I believe when Revit users talk about putting building together in Revit
they mean actually modeling everything and not drawing. In my opinion ADT is
also moving in that direction. If you see last few versions 2004 to 06 lot
has been added in ADT to bring it closer to Revit. I am a long AutoCAD
(r9-14) and ADT (1-2006) user. I am just getting my feet wet with Revit 8.1.
What I see is ADT will come closer to Revit in model approach but it will be
little complex as ADT does everything on top of base AutoCAD. There will be
offices, users and project that will continue to use ADT because it is
based on AutoCAD. Others will move to Revit as they would like to use
different approach.
Just my thoughts....
"Turbo"
wrote in message
news:5108188@discussion.autodesk.com...
Very good commentary. Thanks.
By the way, can you expand for me why one has to "know how a building goes
together" in Revit, but not in ADT? I have never understood what the heck
Revit people are talking about. Does Revit have some kind of built in code
that understands whatever they are talking about?

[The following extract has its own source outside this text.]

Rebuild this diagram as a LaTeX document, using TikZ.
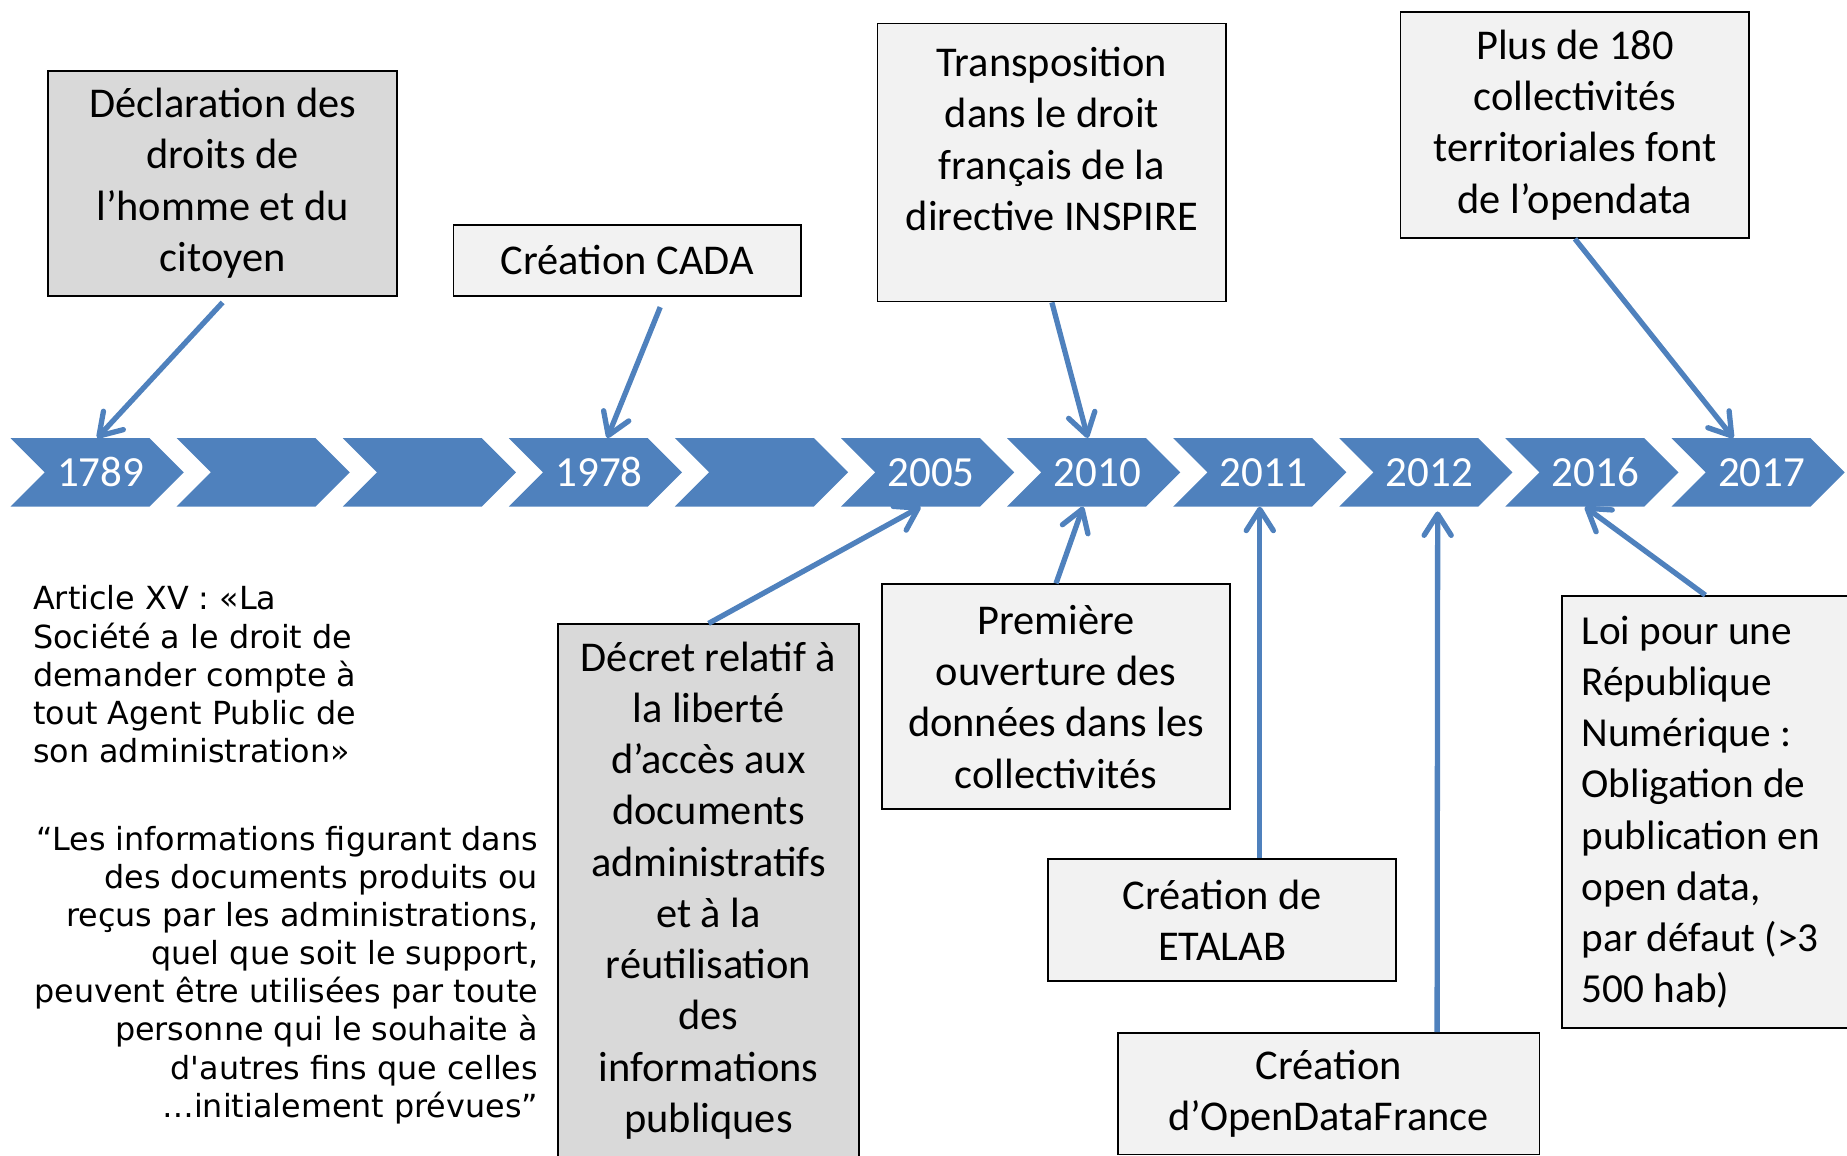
\documentclass[tikz,border=0pt]{standalone}
\usepackage{fontspec}
\setmainfont{Carlito}
\newfontfamily\citefont{DejaVu Sans}
\usepackage{xcolor}
\usetikzlibrary{shapes.symbols,arrows.meta,positioning}

\definecolor{tlblue}{HTML}{4F81BD}
\definecolor{boxlight}{HTML}{F2F2F2}
\definecolor{boxdark}{HTML}{D9D9D9}

\tikzset{
  chev/.style={signal, signal from=west, signal to=east, fill=tlblue,
    minimum width=147pt, minimum height=58pt, inner sep=0pt,
    text=white, font=\fontsize{36.5}{40}\selectfont,
    execute at begin node=\hspace*{6pt}},
  evbox/.style={draw=black, line width=1.5pt, fill=boxlight, align=center,
    inner sep=0pt, font=\fontsize{36}{43.5}\selectfont},
  evlink/.style={draw=tlblue, line width=4.5pt,
    -{Straight Barb[length=18pt,width=23pt,round]}},
  citetext/.style={inner sep=0pt, font=\citefont\fontsize{27}{32.4}\selectfont}
}

\begin{document}
\begin{tikzpicture}[x=1pt,y=-1pt]
    \useasboundingbox (0,0) rectangle (1568,981);

    % Frise chronologique
    \foreach \i/\an in {0/1789, 1/{}, 2/{}, 3/1978, 4/{}, 5/2005, 6/2010, 7/2011, 8/2012, 9/2016, 10/2017} {
      \node[chev] (c\i) at (82.5+141*\i,401) {\an};
    }

    % Evenements au-dessus
    \node[evbox, fill=boxdark, minimum width=296pt, minimum height=191pt] (decl) at (189,155.5)
      {Déclaration des\\droits de\\l’homme et du\\citoyen};
    \node[evbox, minimum width=295pt, minimum height=60pt] (cada) at (532.5,221) {Création CADA};
    \node[evbox, minimum width=296pt, minimum height=236pt] (trans) at (893,138) {};
    \node[align=center, inner sep=0pt, font=\fontsize{36}{43.5}\selectfont] (transtxt) at (893,118)
      {Transposition\\dans le droit\\français de la\\directive INSPIRE};
    \node[evbox, minimum width=296pt, minimum height=192pt] (plus) at (1337,106)
      {Plus de 180\\collectivités\\territoriales font\\de l’opendata};

    % Evenements au-dessous
    \node[evbox, fill=boxdark, minimum width=255pt, minimum height=452pt] (decret) at (601.5,756)
      {Décret relatif à\\la liberté\\d’accès aux\\documents\\administratifs\\et à la\\réutilisation\\des\\informations\\publiques};
    \node[evbox, minimum width=295pt, minimum height=191pt] (prem) at (896.5,591.5)
      {Première\\ouverture des\\données dans les\\collectivités};
    \node[evbox, minimum width=295pt, minimum height=104pt] (etalab) at (1037.5,781) {Création de\\ETALAB};
    \node[evbox, minimum width=358pt, minimum height=103pt] (odf) at (1128,928.5) {Création\\d’OpenDataFrance};
    \node[evbox, anchor=west, align=flush left, text width=236pt, inner xsep=17pt, minimum height=367pt,
      font=\fontsize{35}{43.5}\selectfont] (loi) at (1325,689.5)
      {Loi pour une\\République\\Numérique :\\Obligation de\\publication en\\open data,\\par défaut (>3\\500 hab)};

    % Citations
    \node[citetext, anchor=north west, align=left] (art) at (28,497)
      {Article XV : «La\\Société a le droit de\\demander compte à\\tout Agent Public de\\son administration»};
    \node[citetext, anchor=north east, align=right] (cite) at (457,701)
      {“Les informations figurant dans\\des documents produits ou\\reçus par les administrations,\\quel que soit le support,\\peuvent être utilisées par toute\\personne qui le souhaite à\\d\textquotesingle autres fins que celles\\…initialement prévues”};

    % Fleches
    \draw[evlink] ([yshift=-5pt]decl.south) -- (c0.north);
    \draw[evlink] ([xshift=28pt,yshift=-9pt]cada.south) -- ([xshift=10pt]c3.north);
    \draw[evlink] (trans.south) -- ([xshift=-5pt]c6.north);
    \draw[evlink] (plus.south) -- ([xshift=-21pt]c10.north);
    \draw[evlink] (decret.north) -- ([xshift=-6pt]c5.south);
    \draw[evlink] (prem.north) -- ([xshift=-9pt]c6.south);
    \draw[evlink] (etalab.north -| c7.south) -- (c7.south);
    \draw[evlink] ([xshift=92pt]odf.north) -- ([xshift=10pt,yshift=-4pt]c8.south);
    \draw[evlink] ([xshift=-13pt]loi.north) -- ([xshift=-6pt]c9.south);

\end{tikzpicture}
\end{document}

If they are talking about creating a wall on one sheet and a different wall
at the same place or an impossible joining condition to another wall or
condition, or changing a detail on one sheet, but not making the correction
all the way through the project sheets, I can understand that Revit is a one
file approach so that the change is more or less if not completely
automatic, but there are good and bad practices of draftsmen too, and Revit
is simply making it possible for more and more incompetent draftsmen to keep
their jobs. If that is what they are talking about.
I am like you. I am very uncomfortable using Revit, although I know that if
I use it every day for a month I will probably become comfortable. I don't
like it. I don't think I need to defend my feelings with a list of reasons
why. All that happens if I do that is I get back a list of why I am wrong,
but that doesn't change my basic dislike of the process of drawing in Revit.
I agree with you that Revit has been disruptive to the flow of making a
decision on product selection, but at the same time, I see that Revit, being
a different way of doing things, and starting fresh, provided ADT designers
with an ability to compare the two and see that they were able to stretch
ADT beyond where they believed it could go. The condition of ADT 2006 and
2007 is a light year beyond where we were with ADT 1.0. The fact is, I like
what I see in ADT now, and I am in wonder about where all of this will be in
5 or 10 years.
Thanks again. We, you and I have been here commenting since ADT first came
about. I liked ADT then, even though it was a nightmare sometimes. Now it
mostly works, and is even fun to use sometimes.